This study addresses the challenge that environmental and operational variations not only perturb the mean of structural health monitoring data but also substantially alter its covariance and correlation structure, rendering conventional mean-correction approaches inadequate. To overcome this limitation, the paper introduces, for the first time, a systematic framework for conditional covariance modeling, leveraging supervised learning to estimate the influence of environmental variables on the covariance of multi-sensor outputs. The approach integrates diverse strategies, including nonparametric kernel methods, random forests, semi-parametric additive models, and deep neural networks. Experimental validation on synthetic datasets, load-testing data from the Vahrendorfer Bridge in Germany, and modal frequency measurements from the KW51 railway bridge in Belgium demonstrates that the proposed method effectively removes higher-order statistical interference, significantly enhancing the accuracy and robustness of damage identification.

In structural health monitoring (SHM) systems, data is collected from a multitude of sensors measuring, for example, vibration or strain in the structure, along with additional features that capture environmental or operational information.
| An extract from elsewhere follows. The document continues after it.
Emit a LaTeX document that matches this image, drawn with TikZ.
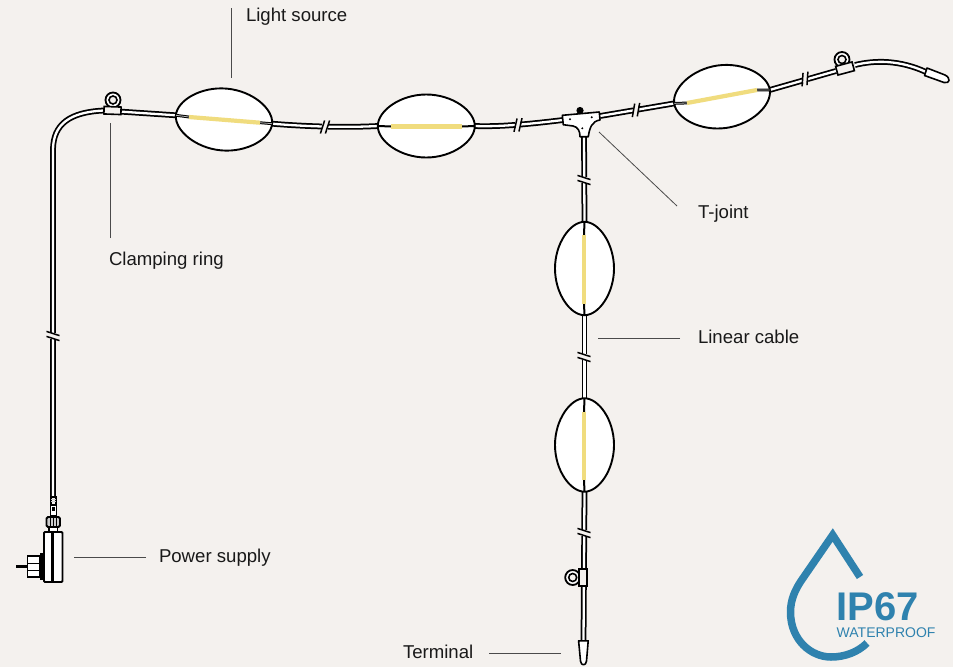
\documentclass[tikz,border=0pt]{standalone}
\usepackage{fontspec}
\setmainfont{Liberation Sans}
\usetikzlibrary{shapes.geometric,calc}
\definecolor{bgc}{HTML}{F4F1EE}
\definecolor{ledc}{HTML}{F0DC7E}
\definecolor{dropc}{HTML}{2F82AE}
\definecolor{leadc}{HTML}{4A4A4A}
\tikzset{
  x=1pt,y=-1pt,
  cable/.style={draw=black,line width=1.75pt,double=white,double distance=2.3pt},
  lamp/.style={ellipse,minimum width=96pt,minimum height=62pt,inner sep=0pt,outer sep=0pt},
  lampv/.style={ellipse,minimum width=59pt,minimum height=93pt,inner sep=0pt,outer sep=0pt},
  lampline/.style={draw=black,fill=white,line width=1.9pt},
  led/.style={draw=ledc,line width=4.2pt},
  stub/.style={draw=black,line width=1pt,double=gray!60,double distance=0.8pt},
  stubsolid/.style={draw=black,line width=2pt},
  clampbox/.style={rectangle,draw=black,fill=bgc,line width=1.6pt,inner sep=0pt},
  ringout/.style={circle,draw=black,fill=white,line width=1.8pt,minimum size=15pt,inner sep=0pt},
  ringin/.style={circle,draw=black,fill=bgc,line width=1.6pt,minimum size=8pt,inner sep=0pt},
  lead/.style={draw=leadc,line width=0.8pt},
  lbl/.style={anchor=base west,inner sep=0pt,outer sep=0pt,font=\fontsize{18.6}{20}\selectfont,text=black!90},
  part/.style={draw=black,line width=1.6pt,fill=bgc},
  slash/.style={draw=black,line width=1.5pt},
}
\newcommand{\cut}[3]{%
  \begin{scope}[shift={(#1,#2)},rotate=#3]
    \fill[bgc] (-2.6,-5) rectangle (2.6,5);
    \draw[slash] (-4.6,6.5) -- (-0.4,-6.5);
    \draw[slash] (0.4,6.5) -- (4.6,-6.5);
  \end{scope}}
% lens outline: centre x, centre y, rotation, half length, half width
\newcommand{\lens}[5]{%
  \begin{scope}[shift={(#1,#2)},rotate=#3]
    \draw[lampline] (-#4,0) .. controls (-#4,-0.48*#5) and (-0.54*#4,-#5) .. (0,-#5)
      .. controls (0.54*#4,-#5) and (#4,-0.48*#5) .. (#4,0)
      .. controls (#4,0.48*#5) and (0.54*#4,#5) .. (0,#5)
      .. controls (-0.54*#4,#5) and (-#4,0.48*#5) .. (-#4,0) -- cycle;
  \end{scope}}
\begin{document}
\begin{tikzpicture}
\fill[bgc] (0,0) rectangle (953,667);
\useasboundingbox (0,0) rectangle (953,667);

% named anchors
\coordinate (plugtop) at (53,497);
\coordinate (bend) at (104,110.5);
\node[lamp,rotate=-5] (L1) at (224,119.5) {};
\node[lamp] (L2) at (426.3,126) {};
\node[lamp,rotate=8] (L3) at (722,96.7) {};
\node[lampv] (L4) at (584.5,268.5) {};
\node[lampv] (L5) at (584.5,445) {};
\coordinate (Tl) at (563,120);
\coordinate (Tr) at (600,116);
\coordinate (Tb) at (584,136);
\coordinate (Cl) at (836,71);
\coordinate (Cr) at (855,65);
\coordinate (capr) at (926,72);
\coordinate (capv) at (583.5,641);

% cables
\draw[cable] (plugtop) -- (53,150) .. controls (53,124) and (70,112) .. (bend);
\draw[cable] (bend) -- (L1.west);
\draw[cable] (L1.east) .. controls (300,126) and (340,128) .. (L2.west);
\draw[cable] (L2.east) .. controls (500,127) and (530,124) .. (Tl);
\draw[cable] (Tr) -- (L3.west);
\draw[cable] (L3.east) -- (Cl);
\draw[cable] (Cr) .. controls (875,60) and (900,60) .. (capr);
\draw[cable] (Tb) -- (L4.north);
\draw[cable] (L4.south) -- (L5.north);
\draw[cable] (L5.south) -- (capv);

% line breaks
\cut{53}{336}{90}
\cut{325}{127}{0}
\cut{518}{125}{5}
\cut{636}{110}{8}
\cut{805}{79}{14}
\cut{584}{180}{90}
\cut{584}{357}{90}
\cut{584}{533}{90}

% lamp outlines
\lens{224}{119.5}{-5}{48.3}{31}
\lens{426.3}{126}{0}{48.5}{31.5}
\lens{722}{96.7}{8}{48.3}{31.5}
\lens{584.5}{268.5}{90}{46.7}{29.5}
\lens{584.5}{445}{90}{46.7}{29.5}
\coordinate (Y1a) at (189,117);
\coordinate (Y1b) at (260,122.7);
\coordinate (Y2a) at (391,126.5);
\coordinate (Y2b) at (462,126.5);
\coordinate (Y3a) at (687,103);
\coordinate (Y3b) at (757,90);
\coordinate (Y4a) at (584,235);
\coordinate (Y4b) at (584,304);
\coordinate (Y5a) at (584,412);
\coordinate (Y5b) at (584,480);
\draw[stub] (L1.west) -- (Y1a); \draw[stub] (Y1b) -- (L1.east);
\draw[stubsolid] (L2.west) -- (Y2a); \draw[stubsolid] (Y2b) -- (L2.east);
\draw[stub] (L3.west) -- (Y3a); \draw[stub] (Y3b) -- (L3.east);
\draw[stubsolid] (L4.north) -- (Y4a); \draw[stubsolid] (Y4b) -- (L4.south);
\draw[stubsolid] (L5.north) -- (Y5a); \draw[stubsolid] (Y5b) -- (L5.south);
\draw[led] (Y1a) -- (Y1b);
\draw[led] (Y2a) -- (Y2b);
\draw[led] (Y3a) -- (Y3b);
\draw[led] (Y4a) -- (Y4b);
\draw[led] (Y5a) -- (Y5b);

% clamps
\node[ringout] (R1) at (113,100) {};
\node[ringin] at (R1) {};
\node[clampbox,minimum width=17pt,minimum height=7.5pt,rotate=-2] (C1) at (112.5,110.5) {};
\node[ringout] (R2) at (842,59.5) {};
\node[ringin] at (R2) {};
\node[clampbox,minimum width=17pt,minimum height=9pt,rotate=15] (C2) at (845,68.5) {};
\node[ringout] (R3) at (572.7,577.5) {};
\node[ringin] at (R3) {};
\node[clampbox,minimum width=7.5pt,minimum height=17pt] (C3) at (583,577.5) {};

% T-joint
\fill[black] (580,110.5) circle (3.6);
\draw[part,line join=round,fill=white] (562.3,115.3) -- (599.3,112) -- (600,120) .. controls (592,121) and (589.5,128) .. (588.3,136.7) -- (580,136.7) .. controls (580,131) and (578,127) .. (573,126) -- (563.3,124.7) -- cycle;
\fill (570,119.3) circle (1.1);
\fill (591.7,117.3) circle (1.1);
\fill (582.3,128.3) circle (1.1);

% end caps
\draw[part,line join=round,fill=white] (927,68) -- (945,75) .. controls (951,78) and (950,84) .. (944,82.5) -- (924.5,75.5) -- cycle;
\draw[part,line join=round,fill=white] (578.6,640.8) -- (588.2,640.8) -- (586.5,661) .. controls (586,666) and (581,666) .. (580.5,661) -- cycle;

% power supply
\draw[black,line width=2.2pt] (51,497) rectangle (56,505);
\foreach \yy in {499,501.5,504} \draw[gray!40,line width=0.6pt] (51,\yy) -- (56,\yy);
\draw[part,fill=white,line width=1.4pt] (50.5,505) rectangle (56.5,516);
\fill[black] (52,507) rectangle (55,511);
\draw[part,fill=gray!40,rounded corners=1.5pt,line width=1.8pt] (46.5,517) rectangle (60,527);
\draw[black,line width=1pt] (50,517) -- (50,527) (53.2,517) -- (53.2,527) (56.5,517) -- (56.5,527);
\draw[part,fill=white,line width=1.8pt] (49,527) rectangle (57.5,532);
\draw[part,fill=white,rounded corners=1pt,line width=1.8pt] (44,532) rectangle (62.5,582);
\fill[black] (51,532) rectangle (54,582);
\fill[black] (40,553) rectangle (43.5,579.5);
\draw[part,fill=white,line width=1.6pt] (27.5,556) rectangle (40,577);
\draw[black,line width=1pt] (27.5,563) -- (40,563) (27.5,570) -- (40,570);
\draw[black,line width=2.4pt] (16,566.5) -- (28,566.5);

% labels and leaders
\node[lbl] (tLight) at (246,21) {Light source};
\node[lbl] (tClamp) at (109,265) {Clamping ring};
\node[lbl] (tTjoint) at (698,218) {T-joint};
\node[lbl] (tLinear) at (698,343) {Linear cable};
\node[lbl] (tPower) at (159,562.5) {Power supply};
\node[lbl] (tTerm) at (403,658.5) {Terminal};
\coordinate (aLight0) at (231,8);
\coordinate (aLight1) at (231,78);
\coordinate (aClamp0) at (110,238);
\coordinate (aClamp1) at (110,123);
\coordinate (aT0) at (677,206);
\coordinate (aT1) at (599,132);
\coordinate (aLin0) at (680,338);
\coordinate (aLin1) at (598,338);
\coordinate (aPow0) at (146,557);
\coordinate (aPow1) at (74,557);
\coordinate (aTer0) at (489,653);
\coordinate (aTer1) at (561,653);
\draw[lead] (aLight0) -- (aLight1);
\draw[lead] (aClamp0) -- (aClamp1);
\draw[lead] (aT0) -- (aT1);
\draw[lead] (aLin0) -- (aLin1);
\draw[lead] (aPow0) -- (aPow1);
\draw[lead] (aTer0) -- (aTer1);

% IP67 badge
\draw[dropc,line width=7.5pt,line join=miter,miter limit=10] (860,577) -- (832.7,535) -- (801,581) .. controls (795,590) and (790.5,600) .. (790.5,612) .. controls (790.5,640) and (811,657) .. (831,657) .. controls (845,657) and (858,652) .. (867,643);
\node[anchor=base west,inner sep=0pt,text=dropc,font=\fontsize{40}{42}\selectfont\bfseries,text depth=0pt] (tIP) at (836,620) {IP67};
\node[anchor=base west,inner sep=0pt,text=dropc,font=\fontsize{14}{16}\selectfont,text height=9pt] (tWP) at (836.5,637) {WATERPROOF};
\end{tikzpicture}
\end{document}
It is well known that changes in the measured sensor outputs do not necessarily originate from structural damage but are often induced by environmental changes. One popular approach to account for these effects is regressing the system outputs on the confounding factors, also known as "response surface modeling". Afterward, the predicted values are subtracted from the observed ones to obtain corrected data with the environmental effects (supposedly) removed. However, the evaluation of real-world SHM data shows that environmental conditions may affect not only the expected output values but also higher-order statistical moments, particularly the variances of and the covariances and correlations between the output quantities, such as eigenfrequencies of different modes or strain sensors at different locations. By construction, the (supervised) machine learning techniques commonly used for response surface modeling cannot account for those higher-order effects. To address these issues, we present and discuss several approaches for identifying and quantifying multivariate confounding effects on output covariances and correlations: a nonparametric, kernel-based estimator, a random forest, a semiparametric additive model, and a deep learning approach. Furthermore, we show how the resulting conditional covariance matrices can be used in an SHM pipeline. We compare the competing methods on both artificial data and real-world load test data from the Vahrendorfer Stadtweg bridge in Hamburg, Germany, as well as eigenfrequency data from the railway bridge KW51 near Leuven, Belgium.